Goal of the exercise -
Which lines in the material below contain the word "Rebuild"? Copy each of them.

(Data items)
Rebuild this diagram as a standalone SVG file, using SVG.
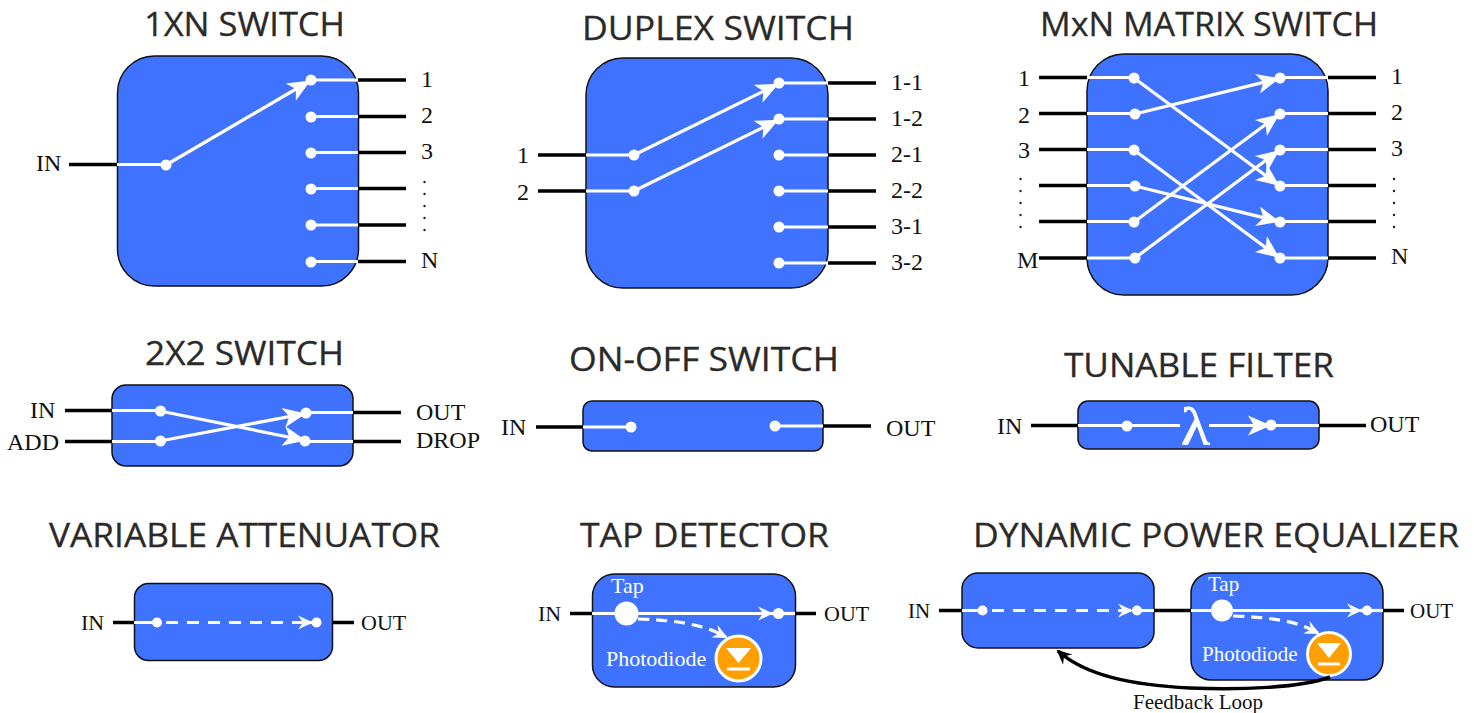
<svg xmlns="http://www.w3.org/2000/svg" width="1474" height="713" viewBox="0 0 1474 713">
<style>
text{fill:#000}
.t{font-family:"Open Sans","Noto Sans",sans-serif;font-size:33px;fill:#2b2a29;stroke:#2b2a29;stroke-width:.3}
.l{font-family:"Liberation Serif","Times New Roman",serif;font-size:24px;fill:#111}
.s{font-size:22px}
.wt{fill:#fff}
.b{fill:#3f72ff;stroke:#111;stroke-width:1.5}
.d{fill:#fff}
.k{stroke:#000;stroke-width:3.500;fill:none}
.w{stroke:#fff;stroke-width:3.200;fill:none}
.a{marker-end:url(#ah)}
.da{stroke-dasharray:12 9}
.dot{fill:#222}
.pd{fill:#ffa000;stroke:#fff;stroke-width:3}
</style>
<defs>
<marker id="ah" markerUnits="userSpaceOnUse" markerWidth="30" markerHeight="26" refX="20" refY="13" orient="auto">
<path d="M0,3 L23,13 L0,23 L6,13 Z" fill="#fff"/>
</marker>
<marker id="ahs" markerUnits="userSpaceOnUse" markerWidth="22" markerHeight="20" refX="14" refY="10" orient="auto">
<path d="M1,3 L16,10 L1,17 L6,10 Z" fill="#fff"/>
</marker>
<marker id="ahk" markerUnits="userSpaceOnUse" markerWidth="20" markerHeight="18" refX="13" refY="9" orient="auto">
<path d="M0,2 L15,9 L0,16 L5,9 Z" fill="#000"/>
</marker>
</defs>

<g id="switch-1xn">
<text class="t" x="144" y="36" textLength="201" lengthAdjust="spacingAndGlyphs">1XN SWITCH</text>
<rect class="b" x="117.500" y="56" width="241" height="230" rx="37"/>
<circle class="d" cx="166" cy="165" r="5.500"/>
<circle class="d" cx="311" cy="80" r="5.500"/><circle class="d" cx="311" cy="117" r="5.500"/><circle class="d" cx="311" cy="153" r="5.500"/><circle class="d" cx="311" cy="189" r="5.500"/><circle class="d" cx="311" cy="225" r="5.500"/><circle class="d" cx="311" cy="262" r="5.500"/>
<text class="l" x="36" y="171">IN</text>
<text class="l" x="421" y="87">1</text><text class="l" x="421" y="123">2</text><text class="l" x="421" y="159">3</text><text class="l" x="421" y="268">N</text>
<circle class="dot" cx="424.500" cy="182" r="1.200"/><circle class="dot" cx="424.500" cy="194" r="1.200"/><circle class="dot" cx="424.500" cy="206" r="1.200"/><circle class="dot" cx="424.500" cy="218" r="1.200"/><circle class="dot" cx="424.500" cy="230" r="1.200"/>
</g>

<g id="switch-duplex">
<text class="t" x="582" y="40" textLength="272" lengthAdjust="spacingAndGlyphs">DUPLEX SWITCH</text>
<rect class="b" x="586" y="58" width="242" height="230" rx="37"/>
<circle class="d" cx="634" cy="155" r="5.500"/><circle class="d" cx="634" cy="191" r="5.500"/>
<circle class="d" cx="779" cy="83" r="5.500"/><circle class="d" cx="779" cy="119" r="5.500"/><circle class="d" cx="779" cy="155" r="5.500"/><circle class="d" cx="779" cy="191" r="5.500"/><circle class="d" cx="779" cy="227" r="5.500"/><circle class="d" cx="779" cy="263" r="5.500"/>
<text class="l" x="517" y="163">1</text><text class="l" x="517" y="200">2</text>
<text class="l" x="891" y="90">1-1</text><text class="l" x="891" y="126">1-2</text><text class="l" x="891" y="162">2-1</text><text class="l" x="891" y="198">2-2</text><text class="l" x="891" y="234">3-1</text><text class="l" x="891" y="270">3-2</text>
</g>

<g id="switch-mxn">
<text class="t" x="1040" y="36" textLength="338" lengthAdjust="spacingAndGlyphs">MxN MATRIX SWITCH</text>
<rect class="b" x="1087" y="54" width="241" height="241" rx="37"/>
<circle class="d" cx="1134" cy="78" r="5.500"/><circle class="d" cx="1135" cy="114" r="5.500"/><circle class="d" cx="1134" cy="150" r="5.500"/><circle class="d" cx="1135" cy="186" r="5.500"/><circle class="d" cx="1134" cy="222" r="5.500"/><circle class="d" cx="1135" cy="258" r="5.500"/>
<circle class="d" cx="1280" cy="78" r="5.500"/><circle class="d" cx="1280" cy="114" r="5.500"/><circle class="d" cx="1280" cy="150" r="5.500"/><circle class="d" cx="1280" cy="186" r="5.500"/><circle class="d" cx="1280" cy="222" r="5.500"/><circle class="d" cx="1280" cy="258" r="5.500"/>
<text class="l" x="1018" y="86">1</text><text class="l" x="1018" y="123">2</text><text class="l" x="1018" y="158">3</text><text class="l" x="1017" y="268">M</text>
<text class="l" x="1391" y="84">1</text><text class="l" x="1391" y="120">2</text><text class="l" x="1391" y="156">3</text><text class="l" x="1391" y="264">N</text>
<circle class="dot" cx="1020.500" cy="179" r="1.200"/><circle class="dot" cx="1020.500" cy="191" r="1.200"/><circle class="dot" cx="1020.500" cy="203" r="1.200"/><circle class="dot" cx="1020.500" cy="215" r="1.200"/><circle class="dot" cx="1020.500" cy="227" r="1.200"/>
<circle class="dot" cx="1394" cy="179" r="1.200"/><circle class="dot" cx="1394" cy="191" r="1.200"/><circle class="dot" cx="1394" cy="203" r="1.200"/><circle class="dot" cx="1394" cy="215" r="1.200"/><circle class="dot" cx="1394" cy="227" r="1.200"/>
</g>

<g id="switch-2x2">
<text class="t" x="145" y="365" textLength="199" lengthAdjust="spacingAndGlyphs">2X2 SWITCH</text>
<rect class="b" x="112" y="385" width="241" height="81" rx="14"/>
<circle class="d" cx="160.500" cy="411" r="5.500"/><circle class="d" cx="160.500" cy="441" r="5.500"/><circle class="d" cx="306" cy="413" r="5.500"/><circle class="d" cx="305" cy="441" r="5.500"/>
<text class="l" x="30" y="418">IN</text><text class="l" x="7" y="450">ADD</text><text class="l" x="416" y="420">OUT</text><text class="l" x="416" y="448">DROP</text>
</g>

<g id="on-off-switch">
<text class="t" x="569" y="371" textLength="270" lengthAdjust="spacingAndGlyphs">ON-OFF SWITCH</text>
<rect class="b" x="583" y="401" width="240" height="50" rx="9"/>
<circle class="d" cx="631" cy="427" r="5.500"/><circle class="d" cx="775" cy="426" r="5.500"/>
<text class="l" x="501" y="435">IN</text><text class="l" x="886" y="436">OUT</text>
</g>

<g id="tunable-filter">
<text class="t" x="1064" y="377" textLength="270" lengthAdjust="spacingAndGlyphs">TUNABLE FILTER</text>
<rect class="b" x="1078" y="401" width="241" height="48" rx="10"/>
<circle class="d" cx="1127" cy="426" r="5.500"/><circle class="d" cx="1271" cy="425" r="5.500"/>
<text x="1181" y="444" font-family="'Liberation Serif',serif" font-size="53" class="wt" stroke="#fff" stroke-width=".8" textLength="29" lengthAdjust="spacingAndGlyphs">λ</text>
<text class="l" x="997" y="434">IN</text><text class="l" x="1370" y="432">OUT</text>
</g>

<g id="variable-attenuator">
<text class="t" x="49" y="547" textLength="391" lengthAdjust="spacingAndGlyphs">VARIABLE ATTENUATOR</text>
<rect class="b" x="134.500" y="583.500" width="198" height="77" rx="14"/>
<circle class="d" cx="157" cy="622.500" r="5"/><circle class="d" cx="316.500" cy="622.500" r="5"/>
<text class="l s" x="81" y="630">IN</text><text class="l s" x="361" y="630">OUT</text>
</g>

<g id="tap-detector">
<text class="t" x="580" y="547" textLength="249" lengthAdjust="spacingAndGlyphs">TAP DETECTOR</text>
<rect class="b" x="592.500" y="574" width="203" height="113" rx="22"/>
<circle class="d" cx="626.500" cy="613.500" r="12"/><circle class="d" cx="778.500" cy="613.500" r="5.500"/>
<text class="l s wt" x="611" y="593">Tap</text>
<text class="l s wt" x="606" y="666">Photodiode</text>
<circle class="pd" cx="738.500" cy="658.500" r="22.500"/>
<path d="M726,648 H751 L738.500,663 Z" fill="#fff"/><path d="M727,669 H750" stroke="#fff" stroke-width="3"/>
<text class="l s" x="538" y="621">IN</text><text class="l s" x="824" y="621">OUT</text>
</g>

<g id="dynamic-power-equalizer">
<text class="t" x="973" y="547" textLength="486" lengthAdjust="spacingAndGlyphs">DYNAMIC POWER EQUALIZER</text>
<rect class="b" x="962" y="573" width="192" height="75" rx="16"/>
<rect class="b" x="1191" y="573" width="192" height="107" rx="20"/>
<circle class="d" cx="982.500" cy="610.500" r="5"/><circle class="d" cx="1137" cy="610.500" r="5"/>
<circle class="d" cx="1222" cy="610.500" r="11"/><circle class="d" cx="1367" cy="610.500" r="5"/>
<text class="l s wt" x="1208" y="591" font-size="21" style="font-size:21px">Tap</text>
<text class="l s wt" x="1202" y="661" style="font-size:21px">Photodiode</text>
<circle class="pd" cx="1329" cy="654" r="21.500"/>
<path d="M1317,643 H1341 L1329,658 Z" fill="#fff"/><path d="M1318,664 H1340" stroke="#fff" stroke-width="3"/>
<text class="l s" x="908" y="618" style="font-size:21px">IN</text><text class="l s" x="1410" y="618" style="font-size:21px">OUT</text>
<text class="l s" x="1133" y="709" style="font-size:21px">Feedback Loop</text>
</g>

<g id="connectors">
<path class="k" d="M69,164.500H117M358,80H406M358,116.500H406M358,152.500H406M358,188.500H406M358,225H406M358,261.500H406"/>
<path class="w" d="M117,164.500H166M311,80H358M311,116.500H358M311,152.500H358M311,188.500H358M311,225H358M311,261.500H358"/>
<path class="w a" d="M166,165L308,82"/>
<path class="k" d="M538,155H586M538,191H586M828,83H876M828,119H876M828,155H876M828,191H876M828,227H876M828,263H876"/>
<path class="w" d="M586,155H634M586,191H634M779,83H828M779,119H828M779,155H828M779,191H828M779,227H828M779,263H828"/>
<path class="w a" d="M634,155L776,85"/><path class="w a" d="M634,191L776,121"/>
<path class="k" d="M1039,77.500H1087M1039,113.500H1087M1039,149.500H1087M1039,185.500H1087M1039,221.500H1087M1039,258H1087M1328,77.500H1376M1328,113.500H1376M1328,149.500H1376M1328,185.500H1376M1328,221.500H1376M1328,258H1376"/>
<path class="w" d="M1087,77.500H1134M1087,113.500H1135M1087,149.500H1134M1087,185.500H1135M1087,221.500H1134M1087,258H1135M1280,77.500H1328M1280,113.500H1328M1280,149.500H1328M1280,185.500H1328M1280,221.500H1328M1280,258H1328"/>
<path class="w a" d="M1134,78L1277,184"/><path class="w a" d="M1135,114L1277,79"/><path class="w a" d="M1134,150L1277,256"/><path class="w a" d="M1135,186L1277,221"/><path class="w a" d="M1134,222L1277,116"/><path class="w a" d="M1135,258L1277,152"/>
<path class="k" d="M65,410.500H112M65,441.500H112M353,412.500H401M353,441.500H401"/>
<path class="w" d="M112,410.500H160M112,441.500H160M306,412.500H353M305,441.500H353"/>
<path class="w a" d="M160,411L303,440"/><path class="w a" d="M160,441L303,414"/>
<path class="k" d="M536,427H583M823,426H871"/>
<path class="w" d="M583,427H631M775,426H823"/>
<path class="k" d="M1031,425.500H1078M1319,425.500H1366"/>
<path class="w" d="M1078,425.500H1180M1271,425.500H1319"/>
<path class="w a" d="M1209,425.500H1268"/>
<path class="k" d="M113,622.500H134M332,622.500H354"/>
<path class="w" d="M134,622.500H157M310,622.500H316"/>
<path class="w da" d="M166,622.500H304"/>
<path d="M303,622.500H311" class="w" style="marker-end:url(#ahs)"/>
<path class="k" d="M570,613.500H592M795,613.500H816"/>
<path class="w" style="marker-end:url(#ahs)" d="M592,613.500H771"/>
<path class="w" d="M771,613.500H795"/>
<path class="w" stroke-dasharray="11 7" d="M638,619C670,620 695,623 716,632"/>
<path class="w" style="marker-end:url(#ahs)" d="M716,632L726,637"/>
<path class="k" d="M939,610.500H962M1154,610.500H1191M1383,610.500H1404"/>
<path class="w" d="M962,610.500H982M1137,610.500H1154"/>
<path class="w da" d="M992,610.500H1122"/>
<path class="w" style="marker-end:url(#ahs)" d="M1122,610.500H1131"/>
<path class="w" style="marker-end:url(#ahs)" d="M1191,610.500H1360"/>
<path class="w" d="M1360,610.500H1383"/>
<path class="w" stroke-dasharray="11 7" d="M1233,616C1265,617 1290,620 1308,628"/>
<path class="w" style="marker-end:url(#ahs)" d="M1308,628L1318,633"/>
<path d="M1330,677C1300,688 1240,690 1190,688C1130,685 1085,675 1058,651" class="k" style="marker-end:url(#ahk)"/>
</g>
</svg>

* * *

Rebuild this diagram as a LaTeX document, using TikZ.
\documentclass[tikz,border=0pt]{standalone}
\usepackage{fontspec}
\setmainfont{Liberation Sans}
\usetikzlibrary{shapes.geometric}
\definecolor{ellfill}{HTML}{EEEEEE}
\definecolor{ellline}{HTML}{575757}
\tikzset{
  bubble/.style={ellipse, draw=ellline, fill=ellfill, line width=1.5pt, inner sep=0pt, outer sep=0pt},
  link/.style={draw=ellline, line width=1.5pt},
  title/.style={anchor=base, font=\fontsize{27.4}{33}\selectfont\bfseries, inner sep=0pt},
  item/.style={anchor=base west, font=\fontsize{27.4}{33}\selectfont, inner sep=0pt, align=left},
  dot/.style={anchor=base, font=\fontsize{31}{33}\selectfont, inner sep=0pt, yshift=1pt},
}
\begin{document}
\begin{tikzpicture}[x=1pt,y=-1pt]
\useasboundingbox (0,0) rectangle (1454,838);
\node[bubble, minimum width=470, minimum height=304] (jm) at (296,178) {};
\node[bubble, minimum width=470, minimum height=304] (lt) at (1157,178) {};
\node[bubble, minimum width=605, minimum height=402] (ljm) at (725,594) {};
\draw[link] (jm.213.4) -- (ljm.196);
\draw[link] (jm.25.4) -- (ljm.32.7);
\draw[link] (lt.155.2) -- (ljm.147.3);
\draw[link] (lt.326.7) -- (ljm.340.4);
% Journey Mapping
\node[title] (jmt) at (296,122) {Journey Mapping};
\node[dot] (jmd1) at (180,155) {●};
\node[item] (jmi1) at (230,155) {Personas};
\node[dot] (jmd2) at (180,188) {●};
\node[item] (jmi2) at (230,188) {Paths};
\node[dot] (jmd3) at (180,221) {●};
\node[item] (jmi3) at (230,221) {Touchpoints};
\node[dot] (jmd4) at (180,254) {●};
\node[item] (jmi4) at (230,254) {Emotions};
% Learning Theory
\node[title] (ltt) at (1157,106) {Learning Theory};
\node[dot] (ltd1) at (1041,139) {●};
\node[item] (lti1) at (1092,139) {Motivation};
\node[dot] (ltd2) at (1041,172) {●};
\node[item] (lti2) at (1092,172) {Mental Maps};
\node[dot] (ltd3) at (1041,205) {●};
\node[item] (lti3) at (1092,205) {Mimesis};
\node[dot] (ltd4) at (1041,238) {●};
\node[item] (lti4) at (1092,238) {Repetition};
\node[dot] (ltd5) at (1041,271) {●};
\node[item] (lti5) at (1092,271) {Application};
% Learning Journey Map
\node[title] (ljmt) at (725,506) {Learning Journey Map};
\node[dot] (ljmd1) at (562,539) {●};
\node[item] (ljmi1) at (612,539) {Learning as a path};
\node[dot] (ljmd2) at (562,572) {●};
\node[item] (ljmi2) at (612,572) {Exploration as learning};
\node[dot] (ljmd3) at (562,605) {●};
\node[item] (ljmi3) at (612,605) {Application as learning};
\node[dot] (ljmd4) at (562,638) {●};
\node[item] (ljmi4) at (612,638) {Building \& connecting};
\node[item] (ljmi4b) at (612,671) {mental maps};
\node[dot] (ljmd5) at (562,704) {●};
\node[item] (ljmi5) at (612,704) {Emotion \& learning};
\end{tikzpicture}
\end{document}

Answer for the task -
Rebuild this diagram as a standalone SVG file, using SVG.
Rebuild this diagram as a LaTeX document, using TikZ.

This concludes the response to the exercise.